Como detesto cualquier culto a la tortura y a la muerte, y más cuando este es motivo de jolgorio y diversión, es obvio que abomine el asunto de la tauromaquia y, por consiguiente, el autodenominado traje de luces. Sin hablar, claro está, del mal gusto de esa música tan pegachenta llamada pasodoble ("fiel surtidor de hidalguía", ¿habrase visto semejante horror?) y del detestable espectáculo que ofrecen esos taurófilos criollos que se juran chapetones...
Dicen los que saben que el inventor de este despliegue de lentejuelas, bordados y florituras propias de una recolectora de tabaco fue un tal Joaquín Costillares, empleado de un matadero de Sevilla (y después los taurófilos hacen pucheros cuando diferencian su faena con el oficio de matarife... son lo mismo, vienen del mismo sitio). Con el paso de los tiempos el traje evolucionó hasta adquirir su macabro y ridículo aspecto actual. Es casi tan incómodo como estar enyesado de pies a cabeza, y dicen los entendidos que esta vestimenta no le ofrece casi ninguna protección al torero. Además, las únicas tallas disponibles son como para un parvulario de anoréxicas, así que ahora también me parece un pleonasmo aquello de Los Enanitos Toreros. Me cuentan que el traje básico, si es nacional, se consigue por cinco millones de pesos y si lo hacen en España cuesta unos doce millones de pesos, y que un equipo completo, con todo y capote, para estrenar, llega a los quince millones si es nacional y se eleva a los veinticinco millones si lo traen de España. Además de feo, carísimo.

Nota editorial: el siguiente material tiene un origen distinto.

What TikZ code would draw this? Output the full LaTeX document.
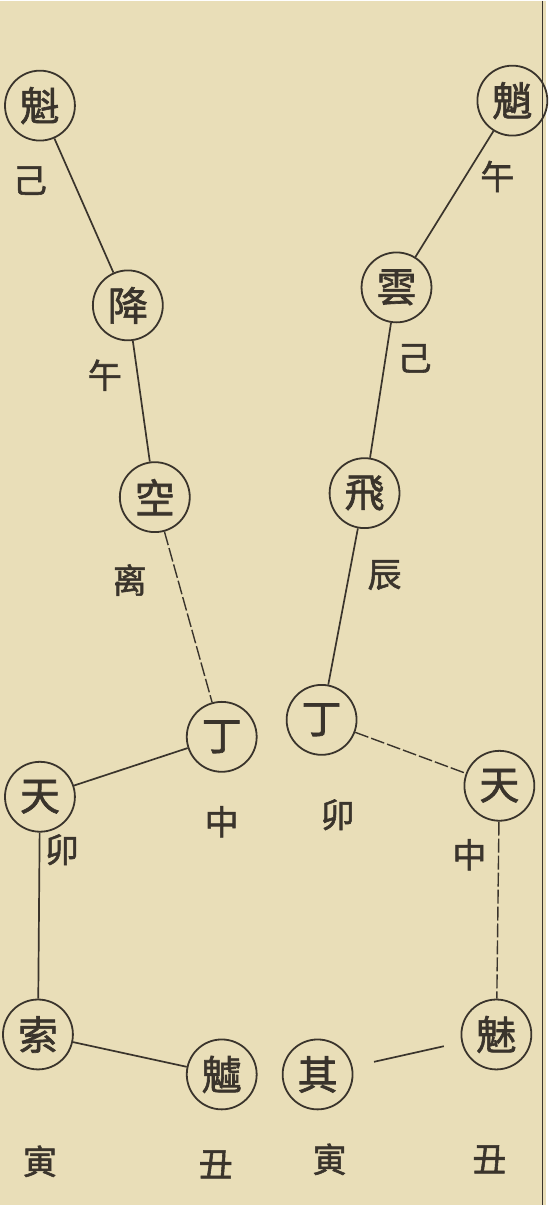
\documentclass[tikz,border=0pt]{standalone}
\usepackage{fontspec}
\newfontfamily\cjk[AutoFakeBold=1.6]{Noto Sans CJK TC}
\definecolor{paper}{RGB}{233,222,184}
\definecolor{ink}{RGB}{58,52,44}
\begin{document}
\begin{tikzpicture}[x=1pt,y=-1pt,
    star/.style={circle, draw=ink, line width=1.8pt, minimum size=70pt, inner sep=0pt, text=ink, font=\cjk\bfseries\fontsize{40}{40}\selectfont},
    lbl/.style={text=ink, font=\cjk\bfseries\fontsize{34}{34}\selectfont},
    link/.style={draw=ink, line width=1.7pt},
    faint/.style={draw=ink, line width=1.4pt, dash pattern=on 14pt off 3pt}]
    % Paper and page edge
    \fill[paper] (0,0) rectangle (547,1206);
    \draw[ink, line width=1.5pt] (543,0) -- (543,1206);

    % Left column
    \node[star] (kuiL) at (40,105) {魁};
    \node[star] (jiang) at (128,305) {降};
    \node[star] (kong) at (155,497) {空};
    \node[star] (dingL) at (222,737) {丁};
    \node[star] (tianL) at (40,797) {天};
    \node[star] (suo) at (38,1035) {索};
    \node[star] (xu) at (222,1075) {魖};

    % Right column
    \node[star] (kuiR) at (513,100) {魈};
    \node[star] (yun) at (397,287) {雲};
    \node[star] (fei) at (365,493) {飛};
    \node[star] (dingR) at (322,720) {丁};
    \node[star] (tianR) at (500,786) {天};
    \node[star] (mei) at (497,1035) {魅};
    \node[star] (qi) at (318,1075) {其};

    % Labels
    \node[lbl] (l1) at (30,180) {己};
    \node[lbl] (l2) at (105,375) {午};
    \node[lbl] (l3) at (130,580) {离};
    \node[lbl] (l4) at (222,822) {中};
    \node[lbl] (l5) at (62,850) {卯};
    \node[lbl] (l6) at (40,1162) {寅};
    \node[lbl] (l7) at (216,1165) {丑};
    \node[lbl] (r1) at (498,176) {午};
    \node[lbl] (r2) at (415,358) {己};
    \node[lbl] (r3) at (385,575) {辰};
    \node[lbl] (r4) at (338,815) {卯};
    \node[lbl] (r5) at (470,855) {中};
    \node[lbl] (r6) at (330,1160) {寅};
    \node[lbl] (r7) at (490,1160) {丑};

    % Connectors
    \draw[link] (kuiL) -- (jiang);
    \draw[link] (jiang) -- (kong);
    \draw[faint] (kong) -- (dingL);
    \draw[link] (dingL) -- (tianL);
    \draw[link] (tianL) -- (suo);
    \draw[link] (suo) -- (xu);
    \draw[link] (kuiR) -- (yun);
    \draw[link] (yun) -- (fei);
    \draw[link] (fei) -- (dingR);
    \draw[faint] (dingR) -- (tianR);
    \draw[faint] (tianR) -- (mei);
    \draw[link, shorten <=22pt, shorten >=18pt] (qi) -- (mei);
\end{tikzpicture}
\end{document}
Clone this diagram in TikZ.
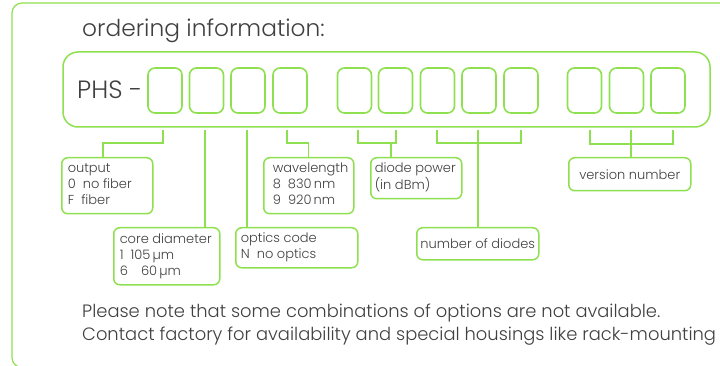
\documentclass[tikz,border=0pt]{standalone}
\usepackage{fontspec}
\IfFontExistsTF{Poppins Light}{\setmainfont{Poppins Light}}{\setmainfont{Poppins}}
\definecolor{lime}{RGB}{143,224,80}
\definecolor{ink}{RGB}{64,64,64}
% left-aligned block of lines inside a label box of the given width
\newcommand{\boxlines}[3]{\makebox[#2][l]{\hspace{#1}\begin{tabular}{@{}l@{}}#3\end{tabular}}}
\tikzset{
  every node/.style={text=ink},
  frameline/.style={draw=lime, line width=1.2pt},
  slot/.style={draw=lime, line width=1.6pt, rounded corners=7pt,
    minimum width=34pt, minimum height=45pt, inner sep=0pt},
  info/.style={draw=lime, line width=1.5pt, rounded corners=6pt,
    anchor=north west, inner sep=0pt, font=\fontsize{13}{16}\selectfont},
  link/.style={draw=lime, line width=1.4pt},
  notetext/.style={anchor=base west, inner sep=0pt, font=\fontsize{17.9}{22}\selectfont},
}
\begin{document}
\begin{tikzpicture}[x=1pt,y=-1pt]
\useasboundingbox (0,0) rectangle (720,366);
% outer frame
\draw[frameline, rounded corners=10pt] (22,367.5) -- (12,367.5) -- (12,3) -- (740,3);
\node[anchor=base west, inner sep=0pt, font=\fontsize{23.3}{27}\selectfont] (title) at (82,37) {ordering information:};
% code strip
\draw[draw=lime, line width=1.5pt, rounded corners=15pt] (63,52) rectangle (710,127);
\node[anchor=base west, inner sep=0pt, font=\fontsize{25}{29}\selectfont] (phs) at (77,99) {PHS -};
\foreach \i/\x in {1/165,2/206.5,3/248,4/290,5/354.5,6/395.5,7/437.5,8/479,9/521,10/584.5,11/626.5,12/668}
  \node[slot] (s\i) at (\x,90.5) {};
% label boxes
\node[info, minimum width=91pt, minimum height=56pt] (out) at (61,157)
  {\boxlines{6pt}{91pt}{output\\0\ \ no fiber\\F\ \ fiber}};
\node[info, minimum width=106pt, minimum height=57pt] (core) at (113,227)
  {\boxlines{6pt}{106pt}{core diameter\\1\ \ 105\,µm\\6\ \ \phantom{1}\,60\,µm}};
\node[info, minimum width=122pt, minimum height=40pt] (opt) at (235,227)
  {\boxlines{5pt}{122pt}{optics code\\N\ \ no optics}};
\node[info, minimum width=90pt, minimum height=56pt] (wave) at (263,157)
  {\boxlines{9pt}{90pt}{wavelength\\8\ \ 830\,nm\\9\ \ 920\,nm}};
\node[info, minimum width=91pt, minimum height=41pt] (pow) at (370,157)
  {\boxlines{4pt}{91pt}{diode power\\(in dBm)}};
\node[info, minimum width=122pt, minimum height=32pt] (num) at (416,227)
  {number of diodes};
\node[info, minimum width=122pt, minimum height=33pt] (ver) at (568,157)
  {version number};
% tick points under the strip
\foreach \n/\x in {a/163,b/205,c/247,d/287,e/358,f/396,g/437,h/478,i/521,j/590,k/631,l/673}
  \coordinate (t\n) at (\x,130);
\coordinate (pj) at (391,143);
% connectors
\draw[link] (ta) -- ++(0,13) -| (103,157) coordinate (oa);
\draw[link] (tb) -- (tb |- core.north);
\draw[link] (tc) -- (tc |- opt.north);
\draw[link] (td) -- ++(0,13) -| (wave.north);
\draw[link] (te) |- (tf |- pj) -- (tf);
\draw[link] (pj) -- (pj |- pow.north);
\draw[link] (tg) |- (ti |- pj) -- (ti);
\draw[link] (th) -- (th |- num.north);
\draw[link] (tj) -- ++(0,14) -| (tl);
\draw[link] (tk) -- (tk |- ver.north);
% note
\node[notetext] (note1) at (82,317) {Please note that some combinations of options are not available.};
\node[notetext] (note2) at (82,340) {Contact factory for availability and special housings like rack-mounting};
\end{tikzpicture}
\end{document}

No me interesa debatir el tema del valor del torero ni el arraigo milenario de la fiesta brava, ni discutir si todo eso es un arte. Sencillamente este traje ha sido, para mí, un sinónimo de sadismo. Bueno, de sadomasoquismo. Porque haberse puesto semejante sucesión de corsés así fuera durante los quince minutos que duró la sesión de fotos no solo fue un insulto a mis principios, sino también una verdadera tortura física.